Given request> Below is a listing to transcribe in full and exactly; keep the pictures out.

· · · ·

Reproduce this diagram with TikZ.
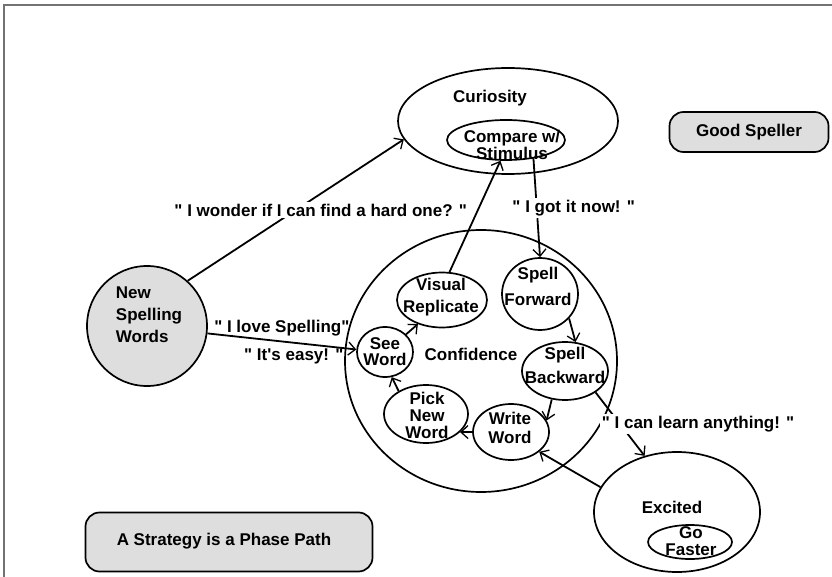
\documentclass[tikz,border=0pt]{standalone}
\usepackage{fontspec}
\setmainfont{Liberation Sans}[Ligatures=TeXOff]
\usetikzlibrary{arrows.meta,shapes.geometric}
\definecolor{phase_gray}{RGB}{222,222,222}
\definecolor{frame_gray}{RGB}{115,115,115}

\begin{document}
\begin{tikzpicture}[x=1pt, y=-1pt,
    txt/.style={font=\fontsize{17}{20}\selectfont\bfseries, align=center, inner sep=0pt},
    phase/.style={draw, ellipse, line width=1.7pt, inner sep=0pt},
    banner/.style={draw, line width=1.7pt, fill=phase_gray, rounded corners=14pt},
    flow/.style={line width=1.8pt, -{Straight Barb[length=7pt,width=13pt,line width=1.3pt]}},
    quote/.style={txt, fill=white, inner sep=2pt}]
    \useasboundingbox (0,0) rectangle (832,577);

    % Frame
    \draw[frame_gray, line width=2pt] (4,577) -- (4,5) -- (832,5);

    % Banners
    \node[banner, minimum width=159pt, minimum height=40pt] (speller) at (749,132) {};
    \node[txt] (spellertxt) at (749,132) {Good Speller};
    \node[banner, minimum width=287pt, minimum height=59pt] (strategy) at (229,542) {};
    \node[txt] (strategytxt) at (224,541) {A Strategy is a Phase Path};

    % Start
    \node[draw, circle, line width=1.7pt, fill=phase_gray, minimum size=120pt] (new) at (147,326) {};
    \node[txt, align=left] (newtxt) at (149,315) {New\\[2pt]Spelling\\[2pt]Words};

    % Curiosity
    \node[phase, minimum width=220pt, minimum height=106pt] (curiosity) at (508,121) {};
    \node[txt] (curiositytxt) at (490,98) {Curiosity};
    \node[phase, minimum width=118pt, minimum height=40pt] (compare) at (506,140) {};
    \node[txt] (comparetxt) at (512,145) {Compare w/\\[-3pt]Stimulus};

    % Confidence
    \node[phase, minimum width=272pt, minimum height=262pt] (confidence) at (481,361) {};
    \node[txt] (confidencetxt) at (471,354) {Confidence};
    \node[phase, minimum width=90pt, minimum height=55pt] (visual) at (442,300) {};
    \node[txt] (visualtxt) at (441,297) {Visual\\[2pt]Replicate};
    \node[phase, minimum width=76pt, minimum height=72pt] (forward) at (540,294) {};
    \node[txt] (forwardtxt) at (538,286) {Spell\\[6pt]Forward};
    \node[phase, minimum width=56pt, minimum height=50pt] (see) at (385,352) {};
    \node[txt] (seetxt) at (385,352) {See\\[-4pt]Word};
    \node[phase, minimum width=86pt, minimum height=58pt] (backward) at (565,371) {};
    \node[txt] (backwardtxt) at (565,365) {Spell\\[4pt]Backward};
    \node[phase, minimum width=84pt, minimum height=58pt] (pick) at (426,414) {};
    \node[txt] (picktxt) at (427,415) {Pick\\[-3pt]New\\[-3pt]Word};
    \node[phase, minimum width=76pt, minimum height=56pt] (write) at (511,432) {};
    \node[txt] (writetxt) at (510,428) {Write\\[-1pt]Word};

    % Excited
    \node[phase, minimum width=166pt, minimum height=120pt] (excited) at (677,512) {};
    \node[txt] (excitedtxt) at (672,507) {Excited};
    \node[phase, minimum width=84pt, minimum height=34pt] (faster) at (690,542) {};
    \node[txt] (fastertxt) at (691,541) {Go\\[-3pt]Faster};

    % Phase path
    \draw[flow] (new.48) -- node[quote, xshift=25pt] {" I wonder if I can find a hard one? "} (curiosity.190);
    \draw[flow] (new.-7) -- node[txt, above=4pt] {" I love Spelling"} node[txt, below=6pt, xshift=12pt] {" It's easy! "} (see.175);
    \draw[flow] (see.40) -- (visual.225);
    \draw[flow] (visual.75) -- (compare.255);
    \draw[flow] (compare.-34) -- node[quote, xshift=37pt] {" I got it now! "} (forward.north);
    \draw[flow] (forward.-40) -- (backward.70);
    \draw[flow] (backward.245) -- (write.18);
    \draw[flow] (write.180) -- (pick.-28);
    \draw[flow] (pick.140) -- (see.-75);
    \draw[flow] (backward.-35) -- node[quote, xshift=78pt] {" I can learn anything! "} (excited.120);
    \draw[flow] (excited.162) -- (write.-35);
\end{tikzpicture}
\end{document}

· · · ·

Response for this exercise>
Reproduce this diagram with TikZ.
\documentclass[tikz,border=0pt]{standalone}
\usepackage{fontspec}
\setmainfont{Liberation Sans}[Ligatures=TeXOff]
\usetikzlibrary{arrows.meta,shapes.geometric}
\definecolor{phase_gray}{RGB}{222,222,222}
\definecolor{frame_gray}{RGB}{115,115,115}

\begin{document}
\begin{tikzpicture}[x=1pt, y=-1pt,
    txt/.style={font=\fontsize{17}{20}\selectfont\bfseries, align=center, inner sep=0pt},
    phase/.style={draw, ellipse, line width=1.7pt, inner sep=0pt},
    banner/.style={draw, line width=1.7pt, fill=phase_gray, rounded corners=14pt},
    flow/.style={line width=1.8pt, -{Straight Barb[length=7pt,width=13pt,line width=1.3pt]}},
    quote/.style={txt, fill=white, inner sep=2pt}]
    \useasboundingbox (0,0) rectangle (832,577);

    % Frame
    \draw[frame_gray, line width=2pt] (4,577) -- (4,5) -- (832,5);

    % Banners
    \node[banner, minimum width=159pt, minimum height=40pt] (speller) at (749,132) {};
    \node[txt] (spellertxt) at (749,132) {Good Speller};
    \node[banner, minimum width=287pt, minimum height=59pt] (strategy) at (229,542) {};
    \node[txt] (strategytxt) at (224,541) {A Strategy is a Phase Path};

    % Start
    \node[draw, circle, line width=1.7pt, fill=phase_gray, minimum size=120pt] (new) at (147,326) {};
    \node[txt, align=left] (newtxt) at (149,315) {New\\[2pt]Spelling\\[2pt]Words};

    % Curiosity
    \node[phase, minimum width=220pt, minimum height=106pt] (curiosity) at (508,121) {};
    \node[txt] (curiositytxt) at (490,98) {Curiosity};
    \node[phase, minimum width=118pt, minimum height=40pt] (compare) at (506,140) {};
    \node[txt] (comparetxt) at (512,145) {Compare w/\\[-3pt]Stimulus};

    % Confidence
    \node[phase, minimum width=272pt, minimum height=262pt] (confidence) at (481,361) {};
    \node[txt] (confidencetxt) at (471,354) {Confidence};
    \node[phase, minimum width=90pt, minimum height=55pt] (visual) at (442,300) {};
    \node[txt] (visualtxt) at (441,297) {Visual\\[2pt]Replicate};
    \node[phase, minimum width=76pt, minimum height=72pt] (forward) at (540,294) {};
    \node[txt] (forwardtxt) at (538,286) {Spell\\[6pt]Forward};
    \node[phase, minimum width=56pt, minimum height=50pt] (see) at (385,352) {};
    \node[txt] (seetxt) at (385,352) {See\\[-4pt]Word};
    \node[phase, minimum width=86pt, minimum height=58pt] (backward) at (565,371) {};
    \node[txt] (backwardtxt) at (565,365) {Spell\\[4pt]Backward};
    \node[phase, minimum width=84pt, minimum height=58pt] (pick) at (426,414) {};
    \node[txt] (picktxt) at (427,415) {Pick\\[-3pt]New\\[-3pt]Word};
    \node[phase, minimum width=76pt, minimum height=56pt] (write) at (511,432) {};
    \node[txt] (writetxt) at (510,428) {Write\\[-1pt]Word};

    % Excited
    \node[phase, minimum width=166pt, minimum height=120pt] (excited) at (677,512) {};
    \node[txt] (excitedtxt) at (672,507) {Excited};
    \node[phase, minimum width=84pt, minimum height=34pt] (faster) at (690,542) {};
    \node[txt] (fastertxt) at (691,541) {Go\\[-3pt]Faster};

    % Phase path
    \draw[flow] (new.48) -- node[quote, xshift=25pt] {" I wonder if I can find a hard one? "} (curiosity.190);
    \draw[flow] (new.-7) -- node[txt, above=4pt] {" I love Spelling"} node[txt, below=6pt, xshift=12pt] {" It's easy! "} (see.175);
    \draw[flow] (see.40) -- (visual.225);
    \draw[flow] (visual.75) -- (compare.255);
    \draw[flow] (compare.-34) -- node[quote, xshift=37pt] {" I got it now! "} (forward.north);
    \draw[flow] (forward.-40) -- (backward.70);
    \draw[flow] (backward.245) -- (write.18);
    \draw[flow] (write.180) -- (pick.-28);
    \draw[flow] (pick.140) -- (see.-75);
    \draw[flow] (backward.-35) -- node[quote, xshift=78pt] {" I can learn anything! "} (excited.120);
    \draw[flow] (excited.162) -- (write.-35);
\end{tikzpicture}
\end{document}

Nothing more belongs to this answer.